- **WORK TO DO**: The entire listing is to be repeated verbatim.

- **DATA**:
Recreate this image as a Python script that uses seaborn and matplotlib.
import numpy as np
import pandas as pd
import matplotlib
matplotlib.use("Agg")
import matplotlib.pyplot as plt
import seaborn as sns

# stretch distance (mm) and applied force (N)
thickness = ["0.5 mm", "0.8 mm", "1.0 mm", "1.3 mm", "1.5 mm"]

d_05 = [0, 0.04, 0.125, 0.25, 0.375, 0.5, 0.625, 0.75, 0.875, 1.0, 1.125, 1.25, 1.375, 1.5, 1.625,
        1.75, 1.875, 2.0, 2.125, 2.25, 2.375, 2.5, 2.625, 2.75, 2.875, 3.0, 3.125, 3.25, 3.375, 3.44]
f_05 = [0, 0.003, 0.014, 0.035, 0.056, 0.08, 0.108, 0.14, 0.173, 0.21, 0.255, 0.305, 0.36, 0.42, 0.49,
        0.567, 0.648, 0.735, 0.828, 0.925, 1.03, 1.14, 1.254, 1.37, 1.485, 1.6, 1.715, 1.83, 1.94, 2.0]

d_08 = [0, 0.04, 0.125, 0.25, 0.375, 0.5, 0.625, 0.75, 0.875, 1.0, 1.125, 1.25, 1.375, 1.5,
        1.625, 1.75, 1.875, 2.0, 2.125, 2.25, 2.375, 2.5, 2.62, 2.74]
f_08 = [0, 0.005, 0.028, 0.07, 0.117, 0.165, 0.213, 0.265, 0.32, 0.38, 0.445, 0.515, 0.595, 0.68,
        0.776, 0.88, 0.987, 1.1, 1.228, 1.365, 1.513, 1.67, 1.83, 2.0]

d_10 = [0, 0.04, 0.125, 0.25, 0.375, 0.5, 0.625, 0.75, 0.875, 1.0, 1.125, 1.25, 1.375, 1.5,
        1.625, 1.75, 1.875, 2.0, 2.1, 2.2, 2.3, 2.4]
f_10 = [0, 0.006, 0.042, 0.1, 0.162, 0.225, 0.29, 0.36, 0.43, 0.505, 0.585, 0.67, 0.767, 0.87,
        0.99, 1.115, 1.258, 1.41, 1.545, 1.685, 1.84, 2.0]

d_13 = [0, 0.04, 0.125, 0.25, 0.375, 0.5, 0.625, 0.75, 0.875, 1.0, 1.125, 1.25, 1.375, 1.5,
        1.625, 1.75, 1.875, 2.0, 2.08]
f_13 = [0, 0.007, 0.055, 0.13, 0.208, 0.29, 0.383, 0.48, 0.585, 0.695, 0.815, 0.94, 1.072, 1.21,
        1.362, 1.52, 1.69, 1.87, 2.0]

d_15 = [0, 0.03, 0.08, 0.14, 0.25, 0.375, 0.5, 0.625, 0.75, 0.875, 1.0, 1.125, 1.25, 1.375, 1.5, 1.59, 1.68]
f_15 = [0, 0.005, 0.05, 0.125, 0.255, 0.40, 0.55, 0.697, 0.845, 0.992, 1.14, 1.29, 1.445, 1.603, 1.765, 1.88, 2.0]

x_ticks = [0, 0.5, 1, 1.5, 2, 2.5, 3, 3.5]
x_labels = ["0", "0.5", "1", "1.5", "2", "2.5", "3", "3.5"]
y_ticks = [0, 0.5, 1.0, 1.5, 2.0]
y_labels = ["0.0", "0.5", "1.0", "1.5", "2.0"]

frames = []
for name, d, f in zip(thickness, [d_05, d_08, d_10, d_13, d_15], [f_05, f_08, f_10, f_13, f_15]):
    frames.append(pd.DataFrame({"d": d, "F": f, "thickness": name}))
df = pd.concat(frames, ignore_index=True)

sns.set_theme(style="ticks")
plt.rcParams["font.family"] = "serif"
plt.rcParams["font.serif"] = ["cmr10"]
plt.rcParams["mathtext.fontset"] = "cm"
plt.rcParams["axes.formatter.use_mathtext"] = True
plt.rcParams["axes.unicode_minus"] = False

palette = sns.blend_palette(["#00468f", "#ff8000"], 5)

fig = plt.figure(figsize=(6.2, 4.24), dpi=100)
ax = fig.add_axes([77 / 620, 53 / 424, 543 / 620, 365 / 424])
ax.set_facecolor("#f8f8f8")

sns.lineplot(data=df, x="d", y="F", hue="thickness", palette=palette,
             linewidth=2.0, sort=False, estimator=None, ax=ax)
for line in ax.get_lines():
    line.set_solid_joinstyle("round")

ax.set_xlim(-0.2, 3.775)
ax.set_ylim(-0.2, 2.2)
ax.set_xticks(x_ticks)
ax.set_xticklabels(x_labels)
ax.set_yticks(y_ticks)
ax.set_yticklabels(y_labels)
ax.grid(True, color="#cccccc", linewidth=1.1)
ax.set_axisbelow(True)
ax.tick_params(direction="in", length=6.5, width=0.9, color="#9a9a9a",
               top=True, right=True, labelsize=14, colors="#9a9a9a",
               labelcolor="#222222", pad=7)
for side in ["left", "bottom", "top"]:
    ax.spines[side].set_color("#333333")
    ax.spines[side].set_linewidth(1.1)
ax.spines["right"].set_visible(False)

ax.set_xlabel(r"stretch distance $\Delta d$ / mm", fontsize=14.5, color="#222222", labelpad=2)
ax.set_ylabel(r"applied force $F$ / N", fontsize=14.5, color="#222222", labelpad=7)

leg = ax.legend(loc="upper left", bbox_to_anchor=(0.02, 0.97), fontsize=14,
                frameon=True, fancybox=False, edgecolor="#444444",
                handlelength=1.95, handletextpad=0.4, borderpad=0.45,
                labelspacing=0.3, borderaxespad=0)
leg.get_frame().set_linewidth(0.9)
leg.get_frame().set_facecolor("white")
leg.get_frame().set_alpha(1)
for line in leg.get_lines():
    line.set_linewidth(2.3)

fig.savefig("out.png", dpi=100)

- **FULL OUTPUT**:
Recreate this image as a Python script that uses seaborn and matplotlib.
import numpy as np
import pandas as pd
import matplotlib
matplotlib.use("Agg")
import matplotlib.pyplot as plt
import seaborn as sns

# stretch distance (mm) and applied force (N)
thickness = ["0.5 mm", "0.8 mm", "1.0 mm", "1.3 mm", "1.5 mm"]

d_05 = [0, 0.04, 0.125, 0.25, 0.375, 0.5, 0.625, 0.75, 0.875, 1.0, 1.125, 1.25, 1.375, 1.5, 1.625,
        1.75, 1.875, 2.0, 2.125, 2.25, 2.375, 2.5, 2.625, 2.75, 2.875, 3.0, 3.125, 3.25, 3.375, 3.44]
f_05 = [0, 0.003, 0.014, 0.035, 0.056, 0.08, 0.108, 0.14, 0.173, 0.21, 0.255, 0.305, 0.36, 0.42, 0.49,
        0.567, 0.648, 0.735, 0.828, 0.925, 1.03, 1.14, 1.254, 1.37, 1.485, 1.6, 1.715, 1.83, 1.94, 2.0]

d_08 = [0, 0.04, 0.125, 0.25, 0.375, 0.5, 0.625, 0.75, 0.875, 1.0, 1.125, 1.25, 1.375, 1.5,
        1.625, 1.75, 1.875, 2.0, 2.125, 2.25, 2.375, 2.5, 2.62, 2.74]
f_08 = [0, 0.005, 0.028, 0.07, 0.117, 0.165, 0.213, 0.265, 0.32, 0.38, 0.445, 0.515, 0.595, 0.68,
        0.776, 0.88, 0.987, 1.1, 1.228, 1.365, 1.513, 1.67, 1.83, 2.0]

d_10 = [0, 0.04, 0.125, 0.25, 0.375, 0.5, 0.625, 0.75, 0.875, 1.0, 1.125, 1.25, 1.375, 1.5,
        1.625, 1.75, 1.875, 2.0, 2.1, 2.2, 2.3, 2.4]
f_10 = [0, 0.006, 0.042, 0.1, 0.162, 0.225, 0.29, 0.36, 0.43, 0.505, 0.585, 0.67, 0.767, 0.87,
        0.99, 1.115, 1.258, 1.41, 1.545, 1.685, 1.84, 2.0]

d_13 = [0, 0.04, 0.125, 0.25, 0.375, 0.5, 0.625, 0.75, 0.875, 1.0, 1.125, 1.25, 1.375, 1.5,
        1.625, 1.75, 1.875, 2.0, 2.08]
f_13 = [0, 0.007, 0.055, 0.13, 0.208, 0.29, 0.383, 0.48, 0.585, 0.695, 0.815, 0.94, 1.072, 1.21,
        1.362, 1.52, 1.69, 1.87, 2.0]

d_15 = [0, 0.03, 0.08, 0.14, 0.25, 0.375, 0.5, 0.625, 0.75, 0.875, 1.0, 1.125, 1.25, 1.375, 1.5, 1.59, 1.68]
f_15 = [0, 0.005, 0.05, 0.125, 0.255, 0.40, 0.55, 0.697, 0.845, 0.992, 1.14, 1.29, 1.445, 1.603, 1.765, 1.88, 2.0]

x_ticks = [0, 0.5, 1, 1.5, 2, 2.5, 3, 3.5]
x_labels = ["0", "0.5", "1", "1.5", "2", "2.5", "3", "3.5"]
y_ticks = [0, 0.5, 1.0, 1.5, 2.0]
y_labels = ["0.0", "0.5", "1.0", "1.5", "2.0"]

frames = []
for name, d, f in zip(thickness, [d_05, d_08, d_10, d_13, d_15], [f_05, f_08, f_10, f_13, f_15]):
    frames.append(pd.DataFrame({"d": d, "F": f, "thickness": name}))
df = pd.concat(frames, ignore_index=True)

sns.set_theme(style="ticks")
plt.rcParams["font.family"] = "serif"
plt.rcParams["font.serif"] = ["cmr10"]
plt.rcParams["mathtext.fontset"] = "cm"
plt.rcParams["axes.formatter.use_mathtext"] = True
plt.rcParams["axes.unicode_minus"] = False

palette = sns.blend_palette(["#00468f", "#ff8000"], 5)

fig = plt.figure(figsize=(6.2, 4.24), dpi=100)
ax = fig.add_axes([77 / 620, 53 / 424, 543 / 620, 365 / 424])
ax.set_facecolor("#f8f8f8")

sns.lineplot(data=df, x="d", y="F", hue="thickness", palette=palette,
             linewidth=2.0, sort=False, estimator=None, ax=ax)
for line in ax.get_lines():
    line.set_solid_joinstyle("round")

ax.set_xlim(-0.2, 3.775)
ax.set_ylim(-0.2, 2.2)
ax.set_xticks(x_ticks)
ax.set_xticklabels(x_labels)
ax.set_yticks(y_ticks)
ax.set_yticklabels(y_labels)
ax.grid(True, color="#cccccc", linewidth=1.1)
ax.set_axisbelow(True)
ax.tick_params(direction="in", length=6.5, width=0.9, color="#9a9a9a",
               top=True, right=True, labelsize=14, colors="#9a9a9a",
               labelcolor="#222222", pad=7)
for side in ["left", "bottom", "top"]:
    ax.spines[side].set_color("#333333")
    ax.spines[side].set_linewidth(1.1)
ax.spines["right"].set_visible(False)

ax.set_xlabel(r"stretch distance $\Delta d$ / mm", fontsize=14.5, color="#222222", labelpad=2)
ax.set_ylabel(r"applied force $F$ / N", fontsize=14.5, color="#222222", labelpad=7)

leg = ax.legend(loc="upper left", bbox_to_anchor=(0.02, 0.97), fontsize=14,
                frameon=True, fancybox=False, edgecolor="#444444",
                handlelength=1.95, handletextpad=0.4, borderpad=0.45,
                labelspacing=0.3, borderaxespad=0)
leg.get_frame().set_linewidth(0.9)
leg.get_frame().set_facecolor("white")
leg.get_frame().set_alpha(1)
for line in leg.get_lines():
    line.set_linewidth(2.3)

fig.savefig("out.png", dpi=100)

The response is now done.